Extracted data entries
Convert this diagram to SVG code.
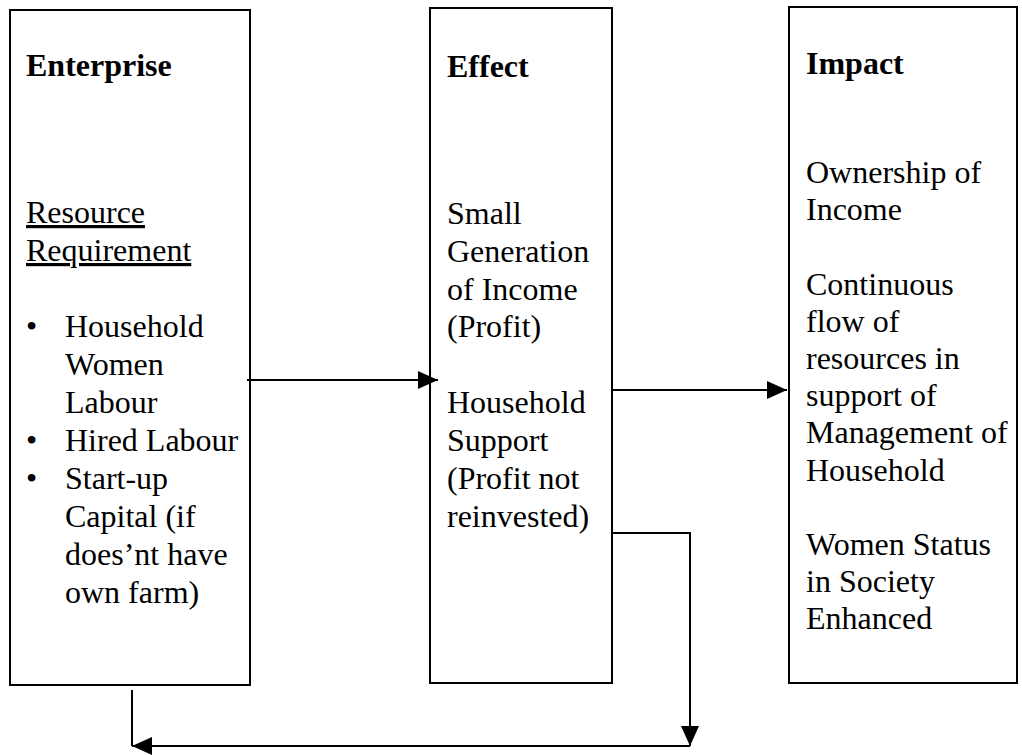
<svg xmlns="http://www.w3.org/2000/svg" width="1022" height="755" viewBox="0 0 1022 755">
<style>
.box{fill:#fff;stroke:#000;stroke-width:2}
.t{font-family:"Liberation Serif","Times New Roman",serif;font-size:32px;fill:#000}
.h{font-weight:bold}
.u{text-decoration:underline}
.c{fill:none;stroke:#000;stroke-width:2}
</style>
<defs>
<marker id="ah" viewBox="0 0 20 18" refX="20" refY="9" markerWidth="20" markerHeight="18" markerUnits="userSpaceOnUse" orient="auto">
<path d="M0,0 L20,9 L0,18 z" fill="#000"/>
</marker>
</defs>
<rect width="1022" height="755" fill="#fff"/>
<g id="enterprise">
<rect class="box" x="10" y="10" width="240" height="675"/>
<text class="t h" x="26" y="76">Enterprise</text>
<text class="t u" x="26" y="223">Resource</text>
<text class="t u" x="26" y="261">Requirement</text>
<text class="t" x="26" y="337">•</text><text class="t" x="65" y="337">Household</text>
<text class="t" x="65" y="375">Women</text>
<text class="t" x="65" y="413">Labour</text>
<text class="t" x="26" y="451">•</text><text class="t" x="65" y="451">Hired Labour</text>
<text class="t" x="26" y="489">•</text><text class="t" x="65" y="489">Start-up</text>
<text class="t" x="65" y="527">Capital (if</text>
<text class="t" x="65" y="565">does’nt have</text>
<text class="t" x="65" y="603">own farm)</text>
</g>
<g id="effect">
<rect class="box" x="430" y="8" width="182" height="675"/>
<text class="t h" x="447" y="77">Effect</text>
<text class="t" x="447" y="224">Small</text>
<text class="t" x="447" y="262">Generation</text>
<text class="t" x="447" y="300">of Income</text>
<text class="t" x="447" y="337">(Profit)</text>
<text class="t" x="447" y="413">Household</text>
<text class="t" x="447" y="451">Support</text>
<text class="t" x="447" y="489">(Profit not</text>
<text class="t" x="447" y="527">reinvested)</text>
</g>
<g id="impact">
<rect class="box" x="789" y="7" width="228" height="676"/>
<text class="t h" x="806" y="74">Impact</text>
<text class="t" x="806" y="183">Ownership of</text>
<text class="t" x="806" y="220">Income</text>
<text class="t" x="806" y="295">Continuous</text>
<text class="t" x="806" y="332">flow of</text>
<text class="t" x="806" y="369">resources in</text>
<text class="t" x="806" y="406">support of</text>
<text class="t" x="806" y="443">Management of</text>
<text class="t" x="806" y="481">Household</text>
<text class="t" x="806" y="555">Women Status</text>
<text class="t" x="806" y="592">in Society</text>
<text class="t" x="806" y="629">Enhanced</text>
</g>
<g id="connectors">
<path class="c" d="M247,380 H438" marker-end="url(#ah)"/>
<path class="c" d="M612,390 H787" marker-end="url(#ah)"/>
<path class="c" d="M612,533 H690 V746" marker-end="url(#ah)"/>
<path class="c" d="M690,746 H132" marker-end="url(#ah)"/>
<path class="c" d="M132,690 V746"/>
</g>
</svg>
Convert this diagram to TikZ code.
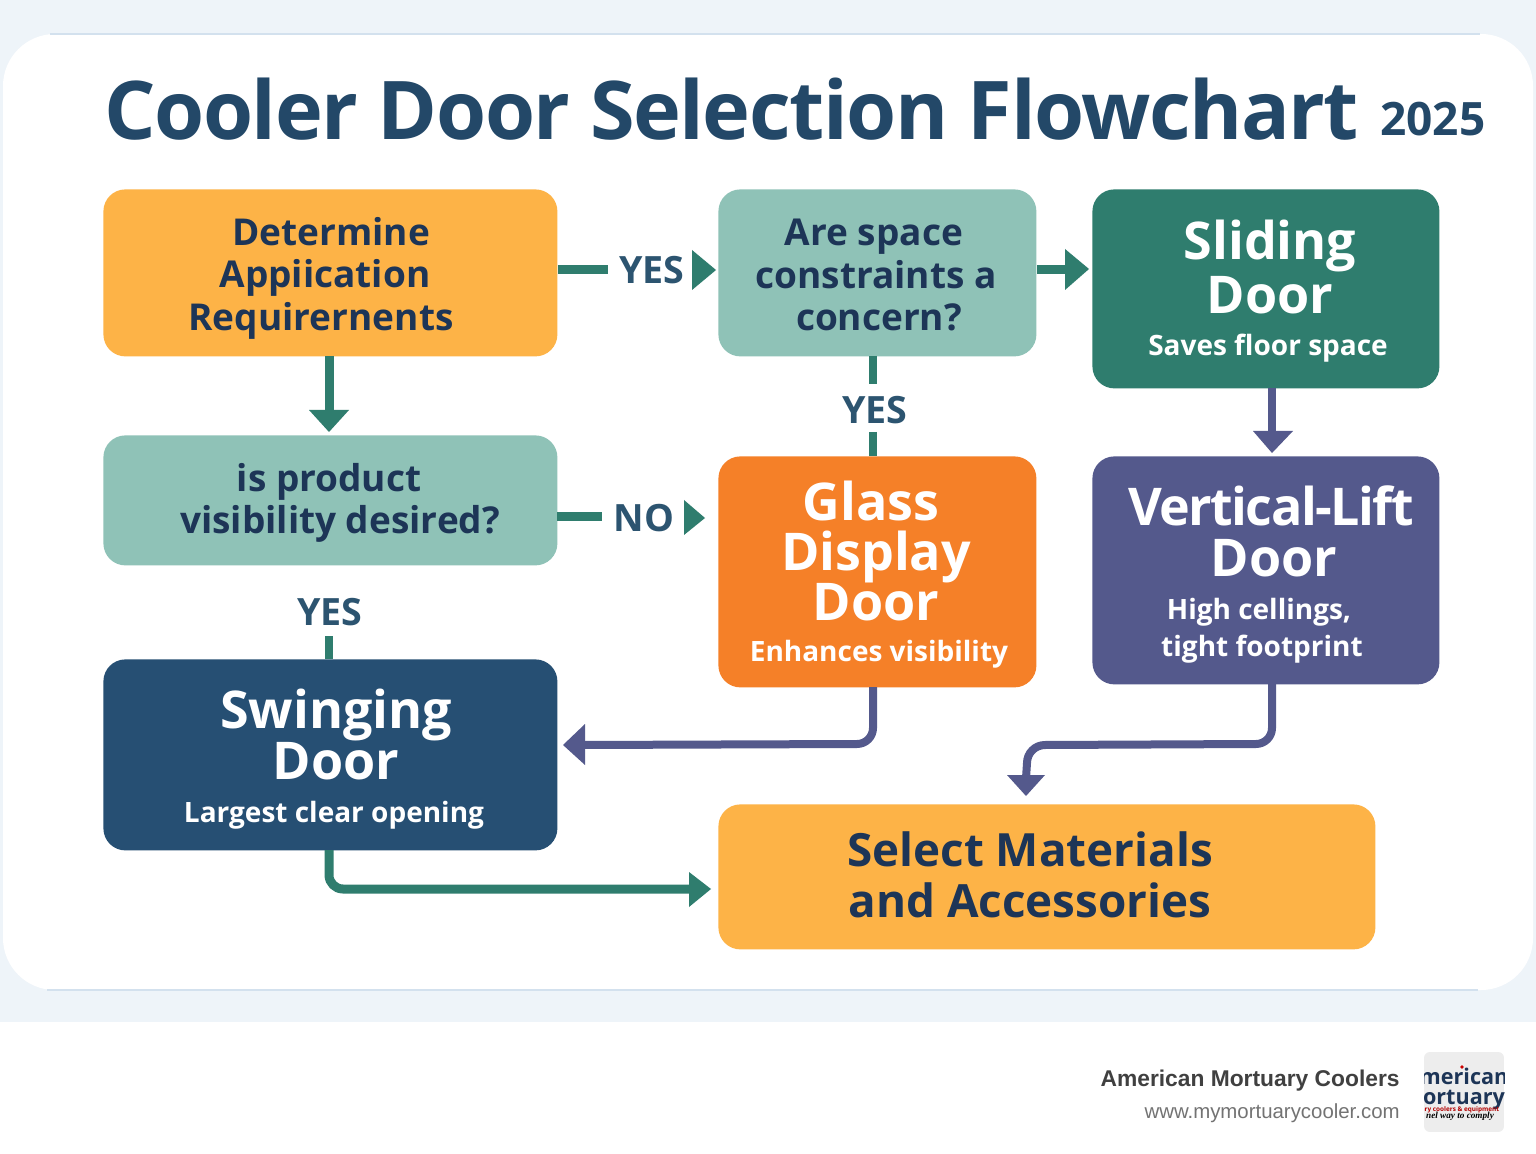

**Exercise requirements**
Transcribe the whole listing exactly. Pictures are excluded.

**Output below**
Convert this diagram to SVG code.
<svg xmlns="http://www.w3.org/2000/svg" width="1022" height="755" viewBox="0 0 1022 755">
<style>
.box{fill:#fff;stroke:#000;stroke-width:2}
.t{font-family:"Liberation Serif","Times New Roman",serif;font-size:32px;fill:#000}
.h{font-weight:bold}
.u{text-decoration:underline}
.c{fill:none;stroke:#000;stroke-width:2}
</style>
<defs>
<marker id="ah" viewBox="0 0 20 18" refX="20" refY="9" markerWidth="20" markerHeight="18" markerUnits="userSpaceOnUse" orient="auto">
<path d="M0,0 L20,9 L0,18 z" fill="#000"/>
</marker>
</defs>
<rect width="1022" height="755" fill="#fff"/>
<g id="enterprise">
<rect class="box" x="10" y="10" width="240" height="675"/>
<text class="t h" x="26" y="76">Enterprise</text>
<text class="t u" x="26" y="223">Resource</text>
<text class="t u" x="26" y="261">Requirement</text>
<text class="t" x="26" y="337">•</text><text class="t" x="65" y="337">Household</text>
<text class="t" x="65" y="375">Women</text>
<text class="t" x="65" y="413">Labour</text>
<text class="t" x="26" y="451">•</text><text class="t" x="65" y="451">Hired Labour</text>
<text class="t" x="26" y="489">•</text><text class="t" x="65" y="489">Start-up</text>
<text class="t" x="65" y="527">Capital (if</text>
<text class="t" x="65" y="565">does’nt have</text>
<text class="t" x="65" y="603">own farm)</text>
</g>
<g id="effect">
<rect class="box" x="430" y="8" width="182" height="675"/>
<text class="t h" x="447" y="77">Effect</text>
<text class="t" x="447" y="224">Small</text>
<text class="t" x="447" y="262">Generation</text>
<text class="t" x="447" y="300">of Income</text>
<text class="t" x="447" y="337">(Profit)</text>
<text class="t" x="447" y="413">Household</text>
<text class="t" x="447" y="451">Support</text>
<text class="t" x="447" y="489">(Profit not</text>
<text class="t" x="447" y="527">reinvested)</text>
</g>
<g id="impact">
<rect class="box" x="789" y="7" width="228" height="676"/>
<text class="t h" x="806" y="74">Impact</text>
<text class="t" x="806" y="183">Ownership of</text>
<text class="t" x="806" y="220">Income</text>
<text class="t" x="806" y="295">Continuous</text>
<text class="t" x="806" y="332">flow of</text>
<text class="t" x="806" y="369">resources in</text>
<text class="t" x="806" y="406">support of</text>
<text class="t" x="806" y="443">Management of</text>
<text class="t" x="806" y="481">Household</text>
<text class="t" x="806" y="555">Women Status</text>
<text class="t" x="806" y="592">in Society</text>
<text class="t" x="806" y="629">Enhanced</text>
</g>
<g id="connectors">
<path class="c" d="M247,380 H438" marker-end="url(#ah)"/>
<path class="c" d="M612,390 H787" marker-end="url(#ah)"/>
<path class="c" d="M612,533 H690 V746" marker-end="url(#ah)"/>
<path class="c" d="M690,746 H132" marker-end="url(#ah)"/>
<path class="c" d="M132,690 V746"/>
</g>
</svg>
Convert this diagram to TikZ code.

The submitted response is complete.